People v. Ralston

Judgment, insofar as it imposes sentence, unanimously reversed, on the law, and otherwise judgment affirmed and defendant remanded to Supreme Court, Erie County, for resentencing, in accordance with the following memorandum: Defendants appeal from convictions of multiple counts of first degree scheme to defraud (Penal Law § 190.65) and second degree grand larceny (Penal Law § 155.35) arising from their involvement in fraudulent home *759improvement and investment schemes. Defendants contend that the indictments charging them as accomplices in the crimes varied from the prosecution’s proof offered at trial and the court’s charge to the jury. We disagree.

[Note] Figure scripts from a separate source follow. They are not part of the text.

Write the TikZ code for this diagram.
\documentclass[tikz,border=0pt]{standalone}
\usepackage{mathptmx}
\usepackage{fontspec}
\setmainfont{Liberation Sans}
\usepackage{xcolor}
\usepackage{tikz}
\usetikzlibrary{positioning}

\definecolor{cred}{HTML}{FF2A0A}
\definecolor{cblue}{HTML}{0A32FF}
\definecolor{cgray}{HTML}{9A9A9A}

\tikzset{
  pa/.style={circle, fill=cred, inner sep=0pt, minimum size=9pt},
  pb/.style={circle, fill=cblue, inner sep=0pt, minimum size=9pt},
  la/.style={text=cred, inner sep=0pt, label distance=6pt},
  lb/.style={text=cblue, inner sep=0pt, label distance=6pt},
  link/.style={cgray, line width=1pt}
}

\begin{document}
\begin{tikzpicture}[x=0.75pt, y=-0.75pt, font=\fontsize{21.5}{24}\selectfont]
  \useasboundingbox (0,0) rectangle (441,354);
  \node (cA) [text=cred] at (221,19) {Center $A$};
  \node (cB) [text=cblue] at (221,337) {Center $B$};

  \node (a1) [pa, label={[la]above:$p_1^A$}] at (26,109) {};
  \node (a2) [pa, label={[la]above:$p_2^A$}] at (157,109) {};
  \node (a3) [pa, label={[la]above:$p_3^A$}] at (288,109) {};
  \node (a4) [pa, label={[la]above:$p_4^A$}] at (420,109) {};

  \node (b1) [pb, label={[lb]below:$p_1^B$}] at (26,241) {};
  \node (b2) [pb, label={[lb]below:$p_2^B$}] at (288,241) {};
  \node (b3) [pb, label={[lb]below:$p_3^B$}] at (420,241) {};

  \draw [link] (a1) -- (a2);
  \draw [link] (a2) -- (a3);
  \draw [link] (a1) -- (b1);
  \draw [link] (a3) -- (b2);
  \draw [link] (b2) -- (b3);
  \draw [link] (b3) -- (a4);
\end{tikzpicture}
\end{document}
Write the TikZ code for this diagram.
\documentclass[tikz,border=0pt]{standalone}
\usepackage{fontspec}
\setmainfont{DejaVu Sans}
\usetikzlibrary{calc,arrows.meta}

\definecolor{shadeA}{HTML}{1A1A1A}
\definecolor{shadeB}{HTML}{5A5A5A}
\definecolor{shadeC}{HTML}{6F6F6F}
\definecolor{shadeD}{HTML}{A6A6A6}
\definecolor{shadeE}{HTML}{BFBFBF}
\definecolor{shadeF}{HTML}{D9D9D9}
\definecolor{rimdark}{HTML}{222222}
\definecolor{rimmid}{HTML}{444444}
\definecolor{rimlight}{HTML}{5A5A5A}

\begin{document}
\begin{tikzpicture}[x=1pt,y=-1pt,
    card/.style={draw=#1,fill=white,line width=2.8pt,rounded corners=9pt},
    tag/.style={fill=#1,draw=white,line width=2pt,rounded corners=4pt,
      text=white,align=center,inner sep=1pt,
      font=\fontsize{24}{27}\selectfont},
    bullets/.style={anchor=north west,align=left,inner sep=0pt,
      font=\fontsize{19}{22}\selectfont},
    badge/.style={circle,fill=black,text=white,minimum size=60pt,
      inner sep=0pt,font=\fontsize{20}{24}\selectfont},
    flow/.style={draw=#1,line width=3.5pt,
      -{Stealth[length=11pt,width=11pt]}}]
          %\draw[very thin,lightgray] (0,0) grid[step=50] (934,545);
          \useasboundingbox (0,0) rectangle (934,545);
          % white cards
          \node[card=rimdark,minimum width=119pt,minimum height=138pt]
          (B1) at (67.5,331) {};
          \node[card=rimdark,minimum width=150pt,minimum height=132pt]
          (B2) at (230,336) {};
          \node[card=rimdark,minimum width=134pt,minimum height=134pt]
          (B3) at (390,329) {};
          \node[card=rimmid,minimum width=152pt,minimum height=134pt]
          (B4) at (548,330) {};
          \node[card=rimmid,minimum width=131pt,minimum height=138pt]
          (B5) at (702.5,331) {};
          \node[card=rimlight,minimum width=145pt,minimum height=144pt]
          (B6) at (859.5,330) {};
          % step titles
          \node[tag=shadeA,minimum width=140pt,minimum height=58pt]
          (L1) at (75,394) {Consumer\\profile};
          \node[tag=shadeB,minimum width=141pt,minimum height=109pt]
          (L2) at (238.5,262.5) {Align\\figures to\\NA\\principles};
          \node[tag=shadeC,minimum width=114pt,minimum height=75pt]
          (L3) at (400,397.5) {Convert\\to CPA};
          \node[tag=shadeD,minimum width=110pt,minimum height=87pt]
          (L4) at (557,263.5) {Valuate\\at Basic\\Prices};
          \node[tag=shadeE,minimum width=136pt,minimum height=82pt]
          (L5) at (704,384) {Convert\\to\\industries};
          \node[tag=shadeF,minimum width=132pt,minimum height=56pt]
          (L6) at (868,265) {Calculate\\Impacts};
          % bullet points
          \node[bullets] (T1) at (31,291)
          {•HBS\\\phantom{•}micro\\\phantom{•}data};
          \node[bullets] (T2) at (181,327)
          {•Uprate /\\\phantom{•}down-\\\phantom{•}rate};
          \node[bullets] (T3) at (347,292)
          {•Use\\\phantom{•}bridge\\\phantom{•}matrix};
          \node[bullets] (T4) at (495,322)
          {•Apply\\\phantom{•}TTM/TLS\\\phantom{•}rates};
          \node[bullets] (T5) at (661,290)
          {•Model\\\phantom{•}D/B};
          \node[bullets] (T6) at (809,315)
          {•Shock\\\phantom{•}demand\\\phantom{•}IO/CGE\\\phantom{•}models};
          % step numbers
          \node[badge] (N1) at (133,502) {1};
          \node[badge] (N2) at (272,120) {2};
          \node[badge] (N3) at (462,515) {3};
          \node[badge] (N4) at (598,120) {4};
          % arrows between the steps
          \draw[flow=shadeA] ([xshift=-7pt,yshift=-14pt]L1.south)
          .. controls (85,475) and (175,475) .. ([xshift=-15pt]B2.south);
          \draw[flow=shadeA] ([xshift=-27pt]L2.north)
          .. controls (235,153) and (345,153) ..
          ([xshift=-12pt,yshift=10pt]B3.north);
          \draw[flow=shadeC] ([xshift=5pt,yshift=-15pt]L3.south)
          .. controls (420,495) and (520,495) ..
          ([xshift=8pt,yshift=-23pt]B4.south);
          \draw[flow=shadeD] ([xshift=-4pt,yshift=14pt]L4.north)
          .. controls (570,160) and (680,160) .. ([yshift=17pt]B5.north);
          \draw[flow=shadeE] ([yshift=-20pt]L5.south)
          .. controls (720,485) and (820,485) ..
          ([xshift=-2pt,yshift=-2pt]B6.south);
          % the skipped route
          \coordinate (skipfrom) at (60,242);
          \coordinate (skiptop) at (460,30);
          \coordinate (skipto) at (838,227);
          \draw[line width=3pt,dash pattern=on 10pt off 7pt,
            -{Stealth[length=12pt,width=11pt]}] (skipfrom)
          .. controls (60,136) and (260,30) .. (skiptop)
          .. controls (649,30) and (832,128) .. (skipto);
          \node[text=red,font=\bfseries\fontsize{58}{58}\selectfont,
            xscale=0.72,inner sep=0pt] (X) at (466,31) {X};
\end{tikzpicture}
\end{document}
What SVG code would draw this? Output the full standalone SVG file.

One of the purposes of an indictment is to prevent the court or prosecutor from usurping the Grand Jury’s power by ensuring "that the crime for which the defendant is brought to trial is in fact [the] one for which he was indicted by the Grand Jury” (People v Iannone, 45 NY2d 589, 594, quoted in People v Spann, 56 NY2d 469, 472). Here, Attila Puskas, the principal witness for the prosecution, who was not named in the indictments, testified to the role each individual played in the home improvement scam. According to Puskas, Stryzyz obtained the city contracting license, doing business as Rich Home Improvements, and agreed to permit Puskas to indorse checks received from customers. In return, Stryzyz was to receive 10% of the profits on each job. After customers were solicited via the telephone, Puskas acted as a "lead man”. While making minor repairs, he would create or fabricate more serious problems in the customer’s home. He would then subcontract the job to Ralston. Once on the job, Ralston would create more problems, thus generating more work. Puskas and Ralston split the proceeds from these jobs and from investment schemes perpetrated by Puskas and other Rich Home Improvement employees.

In light of this testimony, we find that the prosecution presented sufficient proof of defendants’ involvement in the scheme and did not, as defendants claim, merely attempt to hold them responsible for Puskas’ criminal conduct. It was not necessary for the indictment to specify whether defendants were abettors or principals (cf. People v Bliven, 112 NY 79; People v Liccione, 63 AD2d 305, 312-313, affd 50 NY2d 850). Neither do we find that the court’s instructions to the jury varied from the charges in the indictment (see, People v Charles, 61 NY2d 321).

Since defendants’ criminal conduct occurred in 1977-1978, when Penal Law § 65.10 (2) (f) was in effect, the sentences which imposed terms of incarceration and required defendants to make restitution are, however, invalid (see, People v Winston, 92 AD2d 740). The law as it then existed stated that the court could require defendants to "[m]ake restitution of the fruits of his offense or make reparation, in an amount he [could] afford to pay, for the loss or damage caused thereby” (Penal Law § 65.10 [2] [f]). We have examined defendants’ remaining contentions and find them to be meritless. (Appeal *760from judgment of Supreme Court, Erie County, Ostrowski, J. —grand larceny, second degree, and other offenses.) Present— Dillon, P. J., Hancock, Jr., Doerr, Denman and O’Donnell, JJ.